- **What to produce**
Every line from the start of the records through the line with "import * as" is to be written out exactly; pictures are not.

- **Provided data**
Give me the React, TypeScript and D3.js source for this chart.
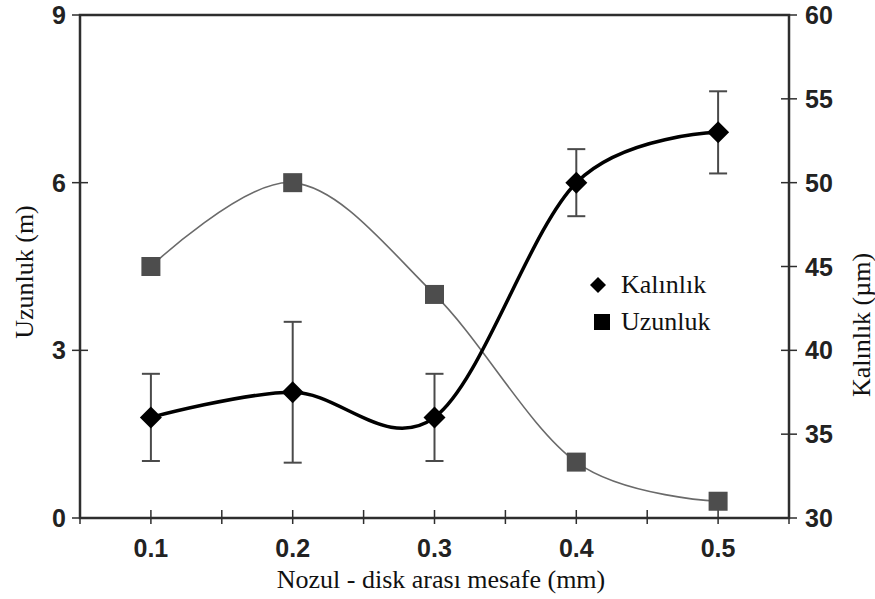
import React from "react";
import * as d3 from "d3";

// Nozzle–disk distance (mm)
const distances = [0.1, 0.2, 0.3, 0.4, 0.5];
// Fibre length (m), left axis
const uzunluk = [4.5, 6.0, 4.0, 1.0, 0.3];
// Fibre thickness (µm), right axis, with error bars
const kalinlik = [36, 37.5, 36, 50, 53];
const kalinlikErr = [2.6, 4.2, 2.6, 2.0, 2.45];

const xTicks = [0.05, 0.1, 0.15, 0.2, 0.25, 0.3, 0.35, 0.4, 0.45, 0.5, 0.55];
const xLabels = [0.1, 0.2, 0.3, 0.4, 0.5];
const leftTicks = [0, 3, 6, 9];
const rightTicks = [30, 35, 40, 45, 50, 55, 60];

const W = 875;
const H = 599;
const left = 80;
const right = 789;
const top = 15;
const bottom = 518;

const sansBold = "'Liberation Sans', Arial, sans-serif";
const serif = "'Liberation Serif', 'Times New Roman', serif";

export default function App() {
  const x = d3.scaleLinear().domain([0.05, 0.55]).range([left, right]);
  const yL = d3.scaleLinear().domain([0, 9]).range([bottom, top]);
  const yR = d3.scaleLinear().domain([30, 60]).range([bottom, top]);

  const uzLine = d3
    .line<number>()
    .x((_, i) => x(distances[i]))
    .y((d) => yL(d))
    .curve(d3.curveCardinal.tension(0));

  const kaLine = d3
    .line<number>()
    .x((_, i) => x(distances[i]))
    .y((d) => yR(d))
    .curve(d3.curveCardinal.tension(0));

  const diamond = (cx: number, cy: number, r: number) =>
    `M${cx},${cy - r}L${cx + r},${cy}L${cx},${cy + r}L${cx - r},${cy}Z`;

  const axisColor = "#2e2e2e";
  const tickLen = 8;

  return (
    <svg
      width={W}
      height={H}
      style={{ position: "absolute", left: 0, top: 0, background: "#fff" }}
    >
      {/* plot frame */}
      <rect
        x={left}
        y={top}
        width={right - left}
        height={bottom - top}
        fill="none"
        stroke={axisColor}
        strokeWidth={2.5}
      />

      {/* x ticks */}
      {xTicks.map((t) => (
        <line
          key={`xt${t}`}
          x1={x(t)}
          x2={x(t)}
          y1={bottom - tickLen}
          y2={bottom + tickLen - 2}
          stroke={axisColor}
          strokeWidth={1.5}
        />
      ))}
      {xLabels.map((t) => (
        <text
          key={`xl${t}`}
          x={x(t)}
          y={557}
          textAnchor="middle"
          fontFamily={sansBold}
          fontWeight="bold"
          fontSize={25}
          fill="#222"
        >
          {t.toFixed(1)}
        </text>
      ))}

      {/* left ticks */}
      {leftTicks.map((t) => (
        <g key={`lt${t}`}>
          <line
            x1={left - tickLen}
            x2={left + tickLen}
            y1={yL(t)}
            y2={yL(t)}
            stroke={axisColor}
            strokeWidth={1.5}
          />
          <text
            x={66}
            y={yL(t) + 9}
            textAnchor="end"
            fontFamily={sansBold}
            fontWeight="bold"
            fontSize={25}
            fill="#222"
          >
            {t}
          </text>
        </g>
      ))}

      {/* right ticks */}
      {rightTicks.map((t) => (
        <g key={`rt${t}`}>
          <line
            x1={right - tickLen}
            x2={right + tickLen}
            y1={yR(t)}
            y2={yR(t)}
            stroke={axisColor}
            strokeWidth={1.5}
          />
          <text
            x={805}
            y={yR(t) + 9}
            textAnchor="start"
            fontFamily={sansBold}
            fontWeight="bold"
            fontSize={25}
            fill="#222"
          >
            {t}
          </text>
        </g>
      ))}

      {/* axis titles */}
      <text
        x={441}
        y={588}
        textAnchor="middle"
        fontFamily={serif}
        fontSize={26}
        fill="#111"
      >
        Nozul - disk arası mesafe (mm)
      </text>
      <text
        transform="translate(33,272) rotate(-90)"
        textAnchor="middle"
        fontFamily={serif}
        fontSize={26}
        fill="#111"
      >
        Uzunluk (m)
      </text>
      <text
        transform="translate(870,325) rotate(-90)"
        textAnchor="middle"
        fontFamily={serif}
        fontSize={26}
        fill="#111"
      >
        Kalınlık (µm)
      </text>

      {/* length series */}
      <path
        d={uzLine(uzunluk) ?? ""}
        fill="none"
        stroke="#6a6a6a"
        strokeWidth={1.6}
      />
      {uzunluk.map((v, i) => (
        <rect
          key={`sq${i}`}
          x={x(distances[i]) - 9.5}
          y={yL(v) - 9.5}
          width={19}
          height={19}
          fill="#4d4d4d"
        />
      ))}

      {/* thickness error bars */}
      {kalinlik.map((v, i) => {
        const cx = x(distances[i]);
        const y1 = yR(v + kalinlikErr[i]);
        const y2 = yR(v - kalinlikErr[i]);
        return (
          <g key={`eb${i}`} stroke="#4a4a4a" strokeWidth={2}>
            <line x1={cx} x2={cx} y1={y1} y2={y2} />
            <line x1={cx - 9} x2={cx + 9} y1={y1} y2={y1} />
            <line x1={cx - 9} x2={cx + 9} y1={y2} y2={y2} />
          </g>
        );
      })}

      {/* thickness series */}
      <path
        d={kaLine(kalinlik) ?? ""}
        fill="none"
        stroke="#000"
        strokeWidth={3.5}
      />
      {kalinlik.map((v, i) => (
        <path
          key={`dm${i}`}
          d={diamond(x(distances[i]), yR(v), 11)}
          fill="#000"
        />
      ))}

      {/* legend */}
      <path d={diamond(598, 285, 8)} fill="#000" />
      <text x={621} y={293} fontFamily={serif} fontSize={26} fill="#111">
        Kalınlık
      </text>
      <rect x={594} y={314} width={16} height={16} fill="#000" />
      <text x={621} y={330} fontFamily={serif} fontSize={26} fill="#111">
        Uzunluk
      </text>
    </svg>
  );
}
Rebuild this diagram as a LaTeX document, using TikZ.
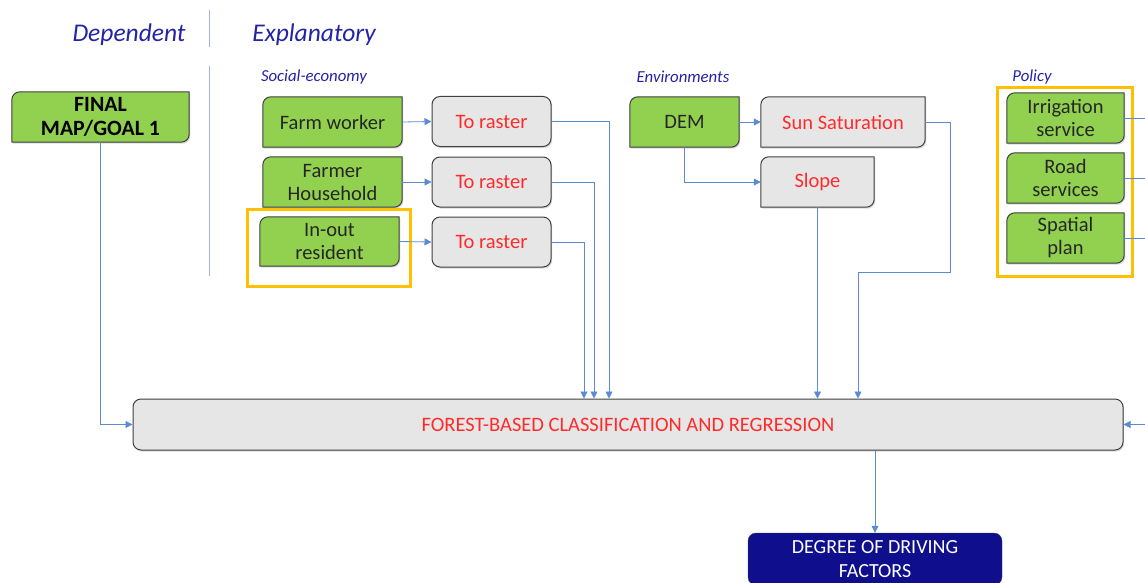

- **Complete response**
Give me the React, TypeScript and D3.js source for this chart.
import React from "react";
import * as d3 from "d3";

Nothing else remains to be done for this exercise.